Audrey Patrice Marks has served two terms as Jamaica's Ambassador to the United States from 2008 to 2012 and again starting in 2016. She is Jamaica's first female Ambassador to the US and the first individual to hold the position twice in two separate terms. She simultaneously serves as Jamaica's permanent representative to the Organization of American States.

Background 
Prior to assuming her Ambassadorial role, Ambassador Marks, an entrepreneur by profession, started and operated six previous businesses, including a 100-acre banana exporting farm, a transportation company, as well as a real estate sales and development company. She also operated a Venture Capital Company with diverse investments, including manufacturing, travel, and entertainment.

She is perhaps best known for having founded Paymaster (Jamaica) Limited, an online bill payment system which she conceptualized and started in 1997. Paymaster operates payment agencies from which all types of bill payments and remittances can be made and is the first multi-transaction agency in the Caribbean.

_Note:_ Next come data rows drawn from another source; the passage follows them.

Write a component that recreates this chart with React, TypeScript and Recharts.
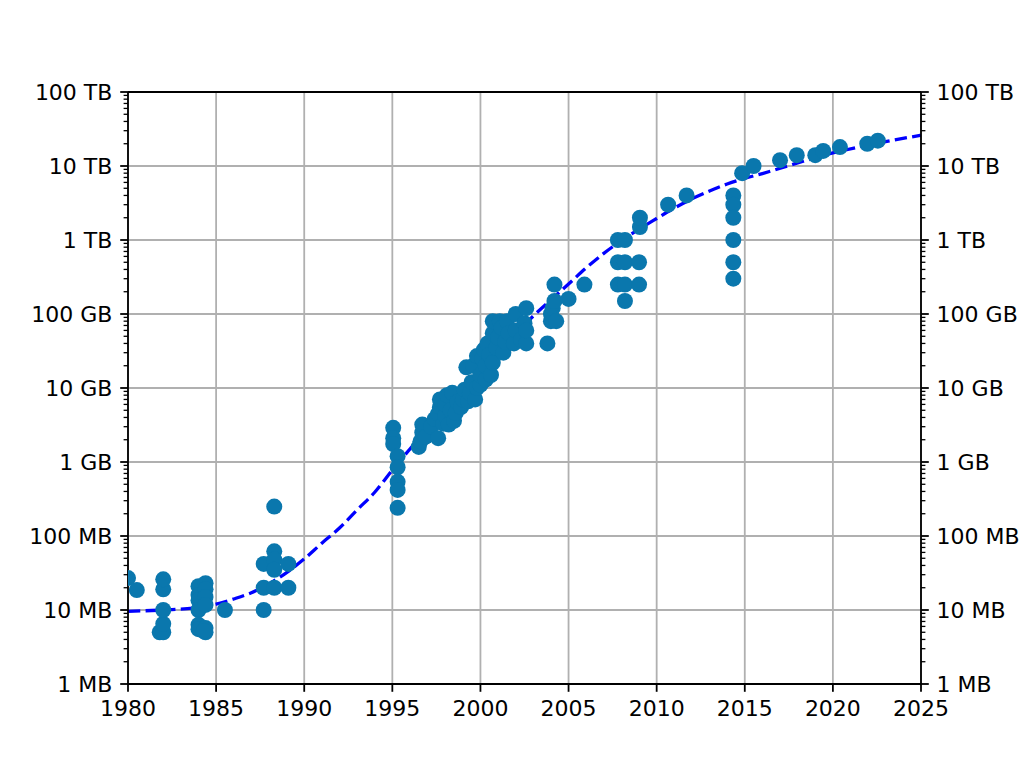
import React from 'react';
import {
  ComposedChart,
  Scatter,
  Line,
  XAxis,
  YAxis,
  CartesianGrid,
  ReferenceLine,
} from 'recharts';

// ---- axis definitions ----
const yearTicks = [1980, 1985, 1990, 1995, 2000, 2005, 2010, 2015, 2020, 2025];
const majorCapacity = [1, 10, 100, 1e3, 1e4, 1e5, 1e6, 1e7, 1e8]; // in MB
const majorLabels = ['1 MB', '10 MB', '100 MB', '1 GB', '10 GB', '100 GB', '1 TB', '10 TB', '100 TB'];
const minorMultipliers = [2, 3, 4, 5, 6, 7, 8, 9];

// ---- drive capacities [year, MB] ----
const early: [number, number][] = [
  [1980.0, 27], [1980.5, 18.6],
  [1981.8, 5], [1982.0, 5], [1982.0, 6.5], [1982.0, 10], [1982.0, 19], [1982.0, 26],
  [1984.0, 21], [1984.0, 16], [1984.0, 13.5], [1984.0, 10], [1984.0, 6.3], [1984.0, 5.5],
  [1984.4, 23], [1984.4, 19], [1984.4, 15], [1984.4, 11.7], [1984.4, 5.7], [1984.4, 5], [1984.3, 5.2],
  [1985.5, 10],
  [1987.7, 42], [1987.7, 20], [1987.7, 10],
  [1988.3, 250], [1988.3, 62], [1988.3, 48], [1988.3, 35], [1988.3, 20],
  [1989.1, 42], [1989.1, 20],
];

const nineties: [number, number][] = [
  [1995.05, 2900], [1995.05, 2100], [1995.05, 1750],
  [1995.3, 1200], [1995.3, 850], [1995.3, 540], [1995.3, 420], [1995.3, 240],
  [1996.5, 1600], [1996.6, 1900], [1996.7, 2500], [1996.7, 3200], [1996.9, 2200],
  [1997.2, 3000], [1997.4, 3800], [1997.6, 2100], [1997.6, 4500], [1997.7, 5500], [1997.7, 7000],
  [1997.9, 3300], [1998.0, 4200], [1998.0, 6000], [1998.1, 8000], [1998.2, 3200], [1998.3, 5000],
  [1998.4, 8600], [1998.5, 3600], [1998.6, 4600], [1998.7, 6500],
  [1998.9, 5500], [1999.0, 7000], [1999.1, 9500], [1999.2, 19000], [1999.3, 6600], [1999.4, 8500],
  [1999.5, 12000], [1999.6, 20000], [1999.7, 7000], [1999.8, 10000], [1999.8, 27000],
];

const twothousands: [number, number][] = [
  [2000.0, 11000], [2000.0, 15000], [2000.1, 25000], [2000.2, 33000], [2000.3, 13000],
  [2000.3, 20000], [2000.4, 40000], [2000.5, 28000], [2000.6, 15000], [2000.7, 22000],
  [2000.7, 55000], [2000.7, 80000], [2000.9, 35000], [2001.0, 48000], [2001.1, 80000],
  [2001.2, 65000], [2001.3, 30000], [2001.4, 42000], [2001.5, 80000], [2001.6, 55000],
  [2001.9, 40000], [2002.0, 60000], [2002.0, 100000], [2002.3, 45000], [2002.5, 75000],
  [2002.6, 40000], [2002.6, 60000], [2002.6, 120000],
  [2003.8, 40000], [2004.0, 80000], [2004.0, 100000], [2004.1, 120000], [2004.3, 80000],
  [2004.2, 150000], [2004.2, 250000], [2005.0, 160000], [2005.9, 250000],
  [2007.8, 1000000], [2008.2, 1000000], [2007.8, 500000], [2008.2, 500000], [2009.0, 500000],
  [2007.8, 250000], [2008.2, 250000], [2009.0, 250000], [2008.2, 150000],
  [2009.05, 1500000], [2009.05, 2000000],
];

const modern: [number, number][] = [
  [2010.65, 3000000], [2011.7, 4000000],
  [2014.35, 4000000], [2014.35, 3000000], [2014.35, 2000000], [2014.35, 1000000],
  [2014.35, 500000], [2014.35, 300000],
  [2014.85, 8000000], [2015.5, 10000000], [2017.0, 12000000], [2017.95, 14000000],
  [2019.0, 14000000], [2019.45, 16000000], [2020.4, 18000000], [2021.95, 20000000],
  [2022.55, 22000000],
];

// ---- fitted trend ----
const trendYears = [
  1980, 1982, 1984, 1985, 1986, 1987, 1988, 1989, 1990, 1991, 1992, 1993, 1994, 1995,
  1996, 1997, 1998, 1999, 2000, 2001, 2002, 2003, 2004, 2005, 2006, 2007, 2008, 2009,
  2010, 2011, 2012, 2013, 2014, 2015, 2016, 2018, 2020, 2022, 2025,
];
const trendMB = [
  9.6, 10, 10.8, 12, 14.1, 17.1, 22.5, 32, 49, 80, 128, 225, 390, 780,
  1500, 2900, 5700, 9700, 17000, 29700, 54000, 94000, 155000, 254000, 420000, 660000, 980000, 1400000,
  1950000, 2700000, 3600000, 4600000, 5700000, 6800000, 7900000, 11000000, 15000000, 19200000, 26000000,
];

const toPoints = (arr: [number, number][]) => arr.map(([year, mb]) => ({ year, mb }));
const trendData = trendYears.map((year, i) => ({ year, mb: trendMB[i] }));

const minorTicks: number[] = [];
majorCapacity.slice(0, -1).forEach((d) => minorMultipliers.forEach((m) => minorTicks.push(d * m)));
const allYTicks = [...majorCapacity, ...minorTicks].sort((a, b) => a - b);

const FONT = 'DejaVu Sans';
const DOT = '#0a77ad';
const MAJOR_LEN = 7.8;
const MINOR_LEN = 4.4;
const PAD = 7.8;

const labelFor = (v: number) => {
  const i = majorCapacity.indexOf(v);
  return i >= 0 ? majorLabels[i] : null;
};

const LeftTick = (props: any) => {
  const { x, y, payload } = props;
  const label = labelFor(payload.value);
  const len = label ? MAJOR_LEN : MINOR_LEN;
  return (
    <g>
      <line x1={x} x2={x - len} y1={y} y2={y} stroke="#000" strokeWidth={label ? 1.8 : 1.3} />
      {label && (
        <text x={x - MAJOR_LEN - PAD} y={y} dy="0.36em" textAnchor="end" fontSize={22} fontFamily={FONT} fill="#000">
          {label}
        </text>
      )}
    </g>
  );
};

const RightTick = (props: any) => {
  const { x, y, payload } = props;
  const label = labelFor(payload.value);
  const len = label ? MAJOR_LEN : MINOR_LEN;
  return (
    <g>
      <line x1={x} x2={x + len} y1={y} y2={y} stroke="#000" strokeWidth={label ? 1.8 : 1.3} />
      {label && (
        <text x={x + MAJOR_LEN + PAD} y={y} dy="0.36em" textAnchor="start" fontSize={22} fontFamily={FONT} fill="#000">
          {label}
        </text>
      )}
    </g>
  );
};

const Dot = (props: any) => <circle cx={props.cx} cy={props.cy} r={8} fill={DOT} />;

export default function App() {
  const groups = [early, nineties, twothousands, modern];
  return (
    <div style={{ position: 'absolute', left: 0, top: 0, width: 1024, height: 768, background: '#fff' }}>
      <ComposedChart
        width={1024}
        height={768}
        margin={{ top: 92, right: 0, bottom: 0, left: 0 }}
        style={{ fontFamily: FONT }}
      >
        <XAxis
          xAxisId="bottom"
          dataKey="year"
          type="number"
          domain={[1980, 2025]}
          ticks={yearTicks}
          interval={0}
          height={84}
          allowDataOverflow
          axisLine={{ stroke: '#000', strokeWidth: 1.8 }}
          tickLine={{ stroke: '#000', strokeWidth: 1.8 }}
          tickSize={MAJOR_LEN}
          tickMargin={9}
          tick={{ fill: '#000', fontSize: 22, fontFamily: FONT }}
        />
        <YAxis
          yAxisId="left"
          dataKey="mb"
          type="number"
          scale="log"
          domain={[1, 1e8]}
          allowDataOverflow
          ticks={allYTicks}
          interval={0}
          width={128}
          axisLine={{ stroke: '#000', strokeWidth: 1.8 }}
          tickLine={false}
          tickSize={0}
          tickMargin={0}
          tick={<LeftTick />}
        />
        <YAxis
          yAxisId="right"
          orientation="right"
          type="number"
          scale="log"
          domain={[1, 1e8]}
          allowDataOverflow
          ticks={allYTicks}
          interval={0}
          width={103}
          axisLine={{ stroke: '#000', strokeWidth: 1.8 }}
          tickLine={false}
          tickSize={0}
          tickMargin={0}
          tick={<RightTick />}
        />
        <CartesianGrid
          xAxisId="bottom"
          yAxisId="left"
          stroke="#b0b0b0"
          strokeWidth={1.8}
          horizontalValues={majorCapacity}
          verticalValues={yearTicks}
        />
        {groups.map((g, i) => (
          <Scatter
            key={i}
            xAxisId="bottom"
            yAxisId="left"
            data={toPoints(g)}
            dataKey="mb"
            fill={DOT}
            shape={<Dot />}
            isAnimationActive={false}
          />
        ))}
        <Line
          xAxisId="bottom"
          yAxisId="left"
          data={trendData}
          dataKey="mb"
          type="monotone"
          stroke="#0000ff"
          strokeWidth={3.3}
          strokeDasharray="12.3 5.3"
          dot={false}
          activeDot={false}
          isAnimationActive={false}
        />
        <ReferenceLine
          xAxisId="bottom"
          yAxisId="left"
          y={1e8}
          stroke="#000"
          strokeWidth={1.8}
          ifOverflow="extendDomain"
        />
      </ComposedChart>
    </div>
  );
}
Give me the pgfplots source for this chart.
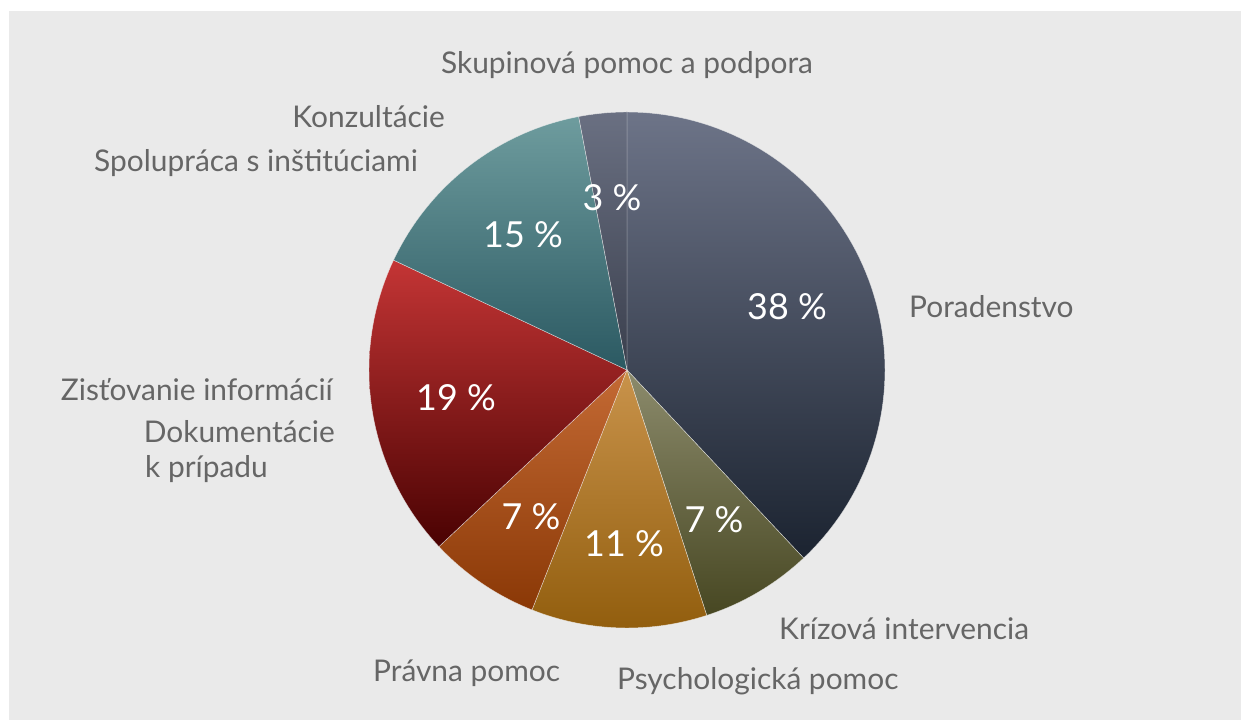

Ambassador Marks has also served on several private and public sector Boards, including being the Chairman of the Central Wastewater Treatment Company Limited (CWTC); Chair of the Tourism Product Development Company (TPDCo); Deputy Chair of the Urban Development Corporation (UDC); Director of the Board of RBTT Securities Jamaica Limited; Jamaica Trade and Invest (JTI); National Health Fund (NHF); and the University of the West Indies (Mona School of Business). She has the distinction of being the first female President of the American Chamber of Commerce of Jamaica (AMCHAM), an organization which promotes investment and trade between the United States and Jamaica.

Early life and education 
She attended Marymount High School, Jamaica and finished high school at Immaculate Conception High School in Jamaica. She holds a Bachelor's and a Master's degree in Business Administration from the University of the West Indies, Mona, Jamaica, and Nova University, Florida in the U.S. respectively.

Awards and honours 
Ambassador Marks is the recipient of numerous citations and recognition from her peers and various organizations for her pioneering work, entrepreneurial endeavours and commitment to social causes. These include: Ernest & Young Nominee for the "Caribbean Entrepreneur of the Year 2000"; Business Leader of the Year Award nominee for 2000; and the Florida International University Business Leader of the Year Award for 2003 and 2010.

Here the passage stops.